Example: RAM=CPU---HT Link---Chipset

Hypertransport only handles memory traffic when a CPU has to access another CPU's RAM or in the case of a DMA device. That means that a CPU has full access to its own memory bandwidth regardless of hypertransport utilization, so your memory bandwidth will not be bottlenecked by other operations. How this differs from Intel's approach is that since the memory controller is on the northbridge, the FSB handles memory traffic in addition to all IO traffic, which can become a bottleneck, particularly so in multi-socket systems.
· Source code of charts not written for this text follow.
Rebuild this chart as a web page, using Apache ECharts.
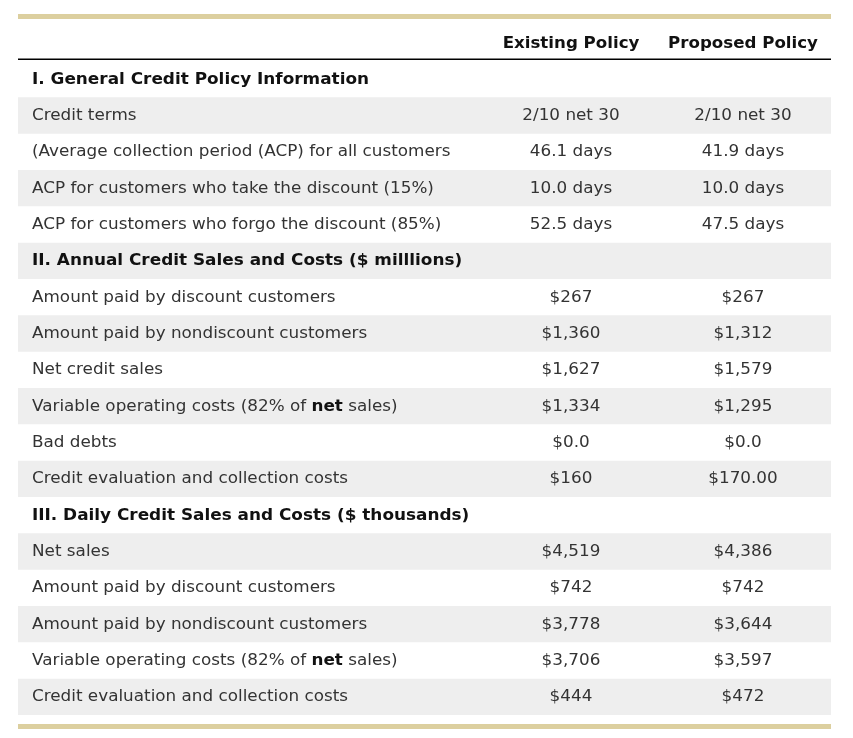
<!DOCTYPE html>
<html>
<head>
<meta charset="utf-8">
<script src="https://cdn.jsdelivr.net/npm/echarts@6/dist/echarts.min.js"></script>
<style>html,body{margin:0;padding:0;background:#fff}#c{width:853px;height:738px}</style>
</head>
<body>
<div id="c"></div>
<script>
// ---- data ----
var columnHeaders = ['Existing Policy', 'Proposed Policy'];
var rowLabels = [
  'I. General Credit Policy Information',
  'Credit terms',
  '(Average collection period (ACP) for all customers',
  'ACP for customers who take the discount (15%)',
  'ACP for customers who forgo the discount (85%)',
  'II. Annual Credit Sales and Costs ($ milllions)',
  'Amount paid by discount customers',
  'Amount paid by nondiscount customers',
  'Net credit sales',
  'Variable operating costs (82% of {nb|net} sales)',
  'Bad debts',
  'Credit evaluation and collection costs',
  'III. Daily Credit Sales and Costs ($ thousands)',
  'Net sales',
  'Amount paid by discount customers',
  'Amount paid by nondiscount customers',
  'Variable operating costs (82% of {nb|net} sales)',
  'Credit evaluation and collection costs'
];
var sectionRows = [true, false, false, false, false, true, false, false, false, false, false, false, true, false, false, false, false, false];
var existingValues = ['', '2/10 net 30', '46.1 days', '10.0 days', '52.5 days', '', '$267', '$1,360', '$1,627', '$1,334', '$0.0', '$160', '', '$4,519', '$742', '$3,778', '$3,706', '$444'];
var proposedValues = ['', '2/10 net 30', '41.9 days', '10.0 days', '47.5 days', '', '$267', '$1,312', '$1,579', '$1,295', '$0.0', '$170.00', '', '$4,386', '$742', '$3,644', '$3,597', '$472'];

// ---- rendering ----
var FONT = 'DejaVu Sans';
var SX = 1.12, SXB = 1.125, SXH = 1.11;
var rowIdx = rowLabels.map(function (_, i) { return i; });
var chart = echarts.init(document.getElementById('c'), null, { renderer: 'canvas' });

function renderRow(params, api) {
  var i = api.value(0);
  var cs = params.coordSys;
  var p = api.coord([0, i]);
  var h = api.size([0, 1])[1];
  var cy = p[1] + 0.5;
  var x0 = cs.x, w = cs.width;
  var children = [];
  if (i % 2 === 1) {
    children.push({ type: 'rect', shape: { x: x0, y: p[1] - h / 2, width: w, height: h }, style: { fill: '#eeeeee' } });
  }
  var isSec = sectionRows[i];
  children.push({
    type: 'text',
    x: x0 + 14, y: cy, scaleX: isSec ? SXB : SX,
    style: {
      x: 0, y: 0, text: rowLabels[i],
      fontFamily: FONT, fontSize: 15, fontWeight: isSec ? 'bold' : 'normal',
      fill: isSec ? '#111' : '#333',
      verticalAlign: 'middle', align: 'left',
      rich: { nb: { fontWeight: 'bold', fontSize: 15, fontFamily: FONT, fill: '#111' } }
    }
  });
  [existingValues[i], proposedValues[i]].forEach(function (v, k) {
    children.push({
      type: 'text',
      x: x0 + (k === 0 ? 553 : 725), y: cy, scaleX: SX,
      style: {
        x: 0, y: 0, text: v,
        fontFamily: FONT, fontSize: 15, fill: '#333', align: 'center', verticalAlign: 'middle'
      }
    });
  });
  return { type: 'group', children: children };
}

chart.setOption({
  animation: false,
  grid: { left: 18, right: 22, top: 61, bottom: 23 },
  xAxis: { type: 'value', min: 0, max: 1, show: false },
  yAxis: { type: 'category', data: rowIdx, inverse: true, show: false },
  graphic: [
    { type: 'rect', left: 18, top: 14, shape: { width: 813, height: 5 }, style: { fill: '#dccf9f' } },
    { type: 'rect', left: 18, top: 724, shape: { width: 813, height: 5 }, style: { fill: '#dccf9f' } },
    { type: 'rect', left: 18, top: 58.5, shape: { width: 813, height: 1.5 }, style: { fill: '#000' } },
    { type: 'text', x: 571, y: 44, scaleX: SXH, style: { x: 0, y: 0, text: columnHeaders[0], fontFamily: FONT, fontSize: 15, fontWeight: 'bold', fill: '#111', align: 'center', verticalAlign: 'middle' } },
    { type: 'text', x: 743, y: 44, scaleX: SXH, style: { x: 0, y: 0, text: columnHeaders[1], fontFamily: FONT, fontSize: 15, fontWeight: 'bold', fill: '#111', align: 'center', verticalAlign: 'middle' } }
  ],
  series: [{
    type: 'custom',
    renderItem: renderRow,
    data: rowIdx.map(function (i) { return [i]; }),
    encode: { y: 0 },
    silent: true
  }]
});
</script>
</body>
</html>
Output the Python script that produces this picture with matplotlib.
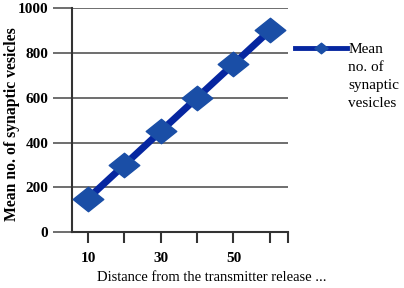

Like myocardia said, the fastest single-socket CPU you can buy right now is a Core 2 Duo. Are you overclocking at all? If not then going AMD is not a bad alternative either, since AMD CPUs are priced quite fairly compared to their Core 2 Duo counter parts (though I'd lean towards Intel if the overall price difference is small). A small advantage for AMD is also the fact that integrated graphics motherboards don't suck as badly as Intel's integrated graphics, since they're based on Nvidia or ATI technology (careful, though, there're also some VIA and SIS mobos out there, and those do suck). While no integrated graphics solution will let you play the newest games out there, Intel's graphics are horrendous beyond belief. If going for something that is NOT dual-core then AMD is your best bet. Its Semprons are generally better than Intel's celerons and regular Athlon 64s are quite cheap, too (I'd say a A64 3000+ is around the equivalent of a Sempron 3400+ or so).